Limitations & Future Work

  • Conservatism and noise in drift proxies: The upper quantile of TD-error might generate false signals due to optimization fluctuations; more precise calibration is needed in multi-agent or high-dimensional settings.
  • Theoretical limitations: The analysis is based on tabular and fully observable settings; the bias term \(\mathrm{Bias}_t\) under deep RL function approximation lacks an explicit bound.
  • The default proxy was only compared with the 90th percentile of TD-error without systematic comparison of other potential proxies (e.g., policy parameter drift, model uncertainty).
  • Synergies with change-point detection, intrinsic rewards, and meta-RL mechanisms have not been fully explored.
  • vs. Change-Point Detection (Alami 2023; Chartouny 2025): Precise localization vs. continuous signals; the former offers strong guarantees but is hard to integrate, while the latter is lightweight but less precise. They may be complementary.
  • vs. Intrinsic Rewards (ICM, RND): Curiosity regulates "which states are explored" (state preference), while AES regulates "how stochastic the global policy is" (overall entropy). AES is more direct in scenarios where goals change but state novelty does not necessarily increase.
  • vs. Meta-RL: Meta-learning provides rapid adaptation capabilities but uses fixed entropy regularization.

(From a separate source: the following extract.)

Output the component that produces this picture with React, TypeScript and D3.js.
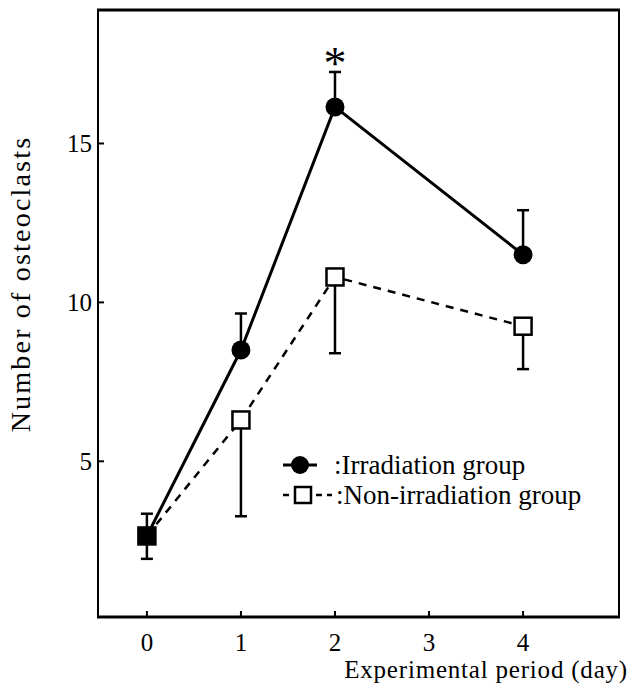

AES explicitly ties exploration intensity to the magnitude of drift, making it more targeted in distribution-shift scenarios.
  • vs. Sliding Windows / Time Decay: Early non-stationary RL used fixed decay \(\mathcal{O}(t^{-1/2})\) lacking principled guidance; AES responds dynamically via online variation estimation.

Rating

  • Novelty: ⭐⭐⭐⭐⭐ Establishes the first quantitative relationship between exploration intensity and environment drift in maximum entropy RL; the application of dynamic regret analysis is novel.
  • Experimental Thoroughness: ⭐⭐⭐⭐⭐ Comprehensive validation across 4 frameworks × 12 tasks × 4 drift modes × 3 complementary metrics.
  • Writing Quality: ⭐⭐⭐⭐ Clear logic, rigorous theoretical derivation, and detailed experimental descriptions; technical details in the appendix slightly reduce the main text's substance.
  • Value: ⭐⭐⭐⭐⭐ Non-stationary RL is increasingly important yet lacks sufficient theory; this work provides the first principled and implementable exploration control strategy, with plug-and-play ensuring broad potential for practical application.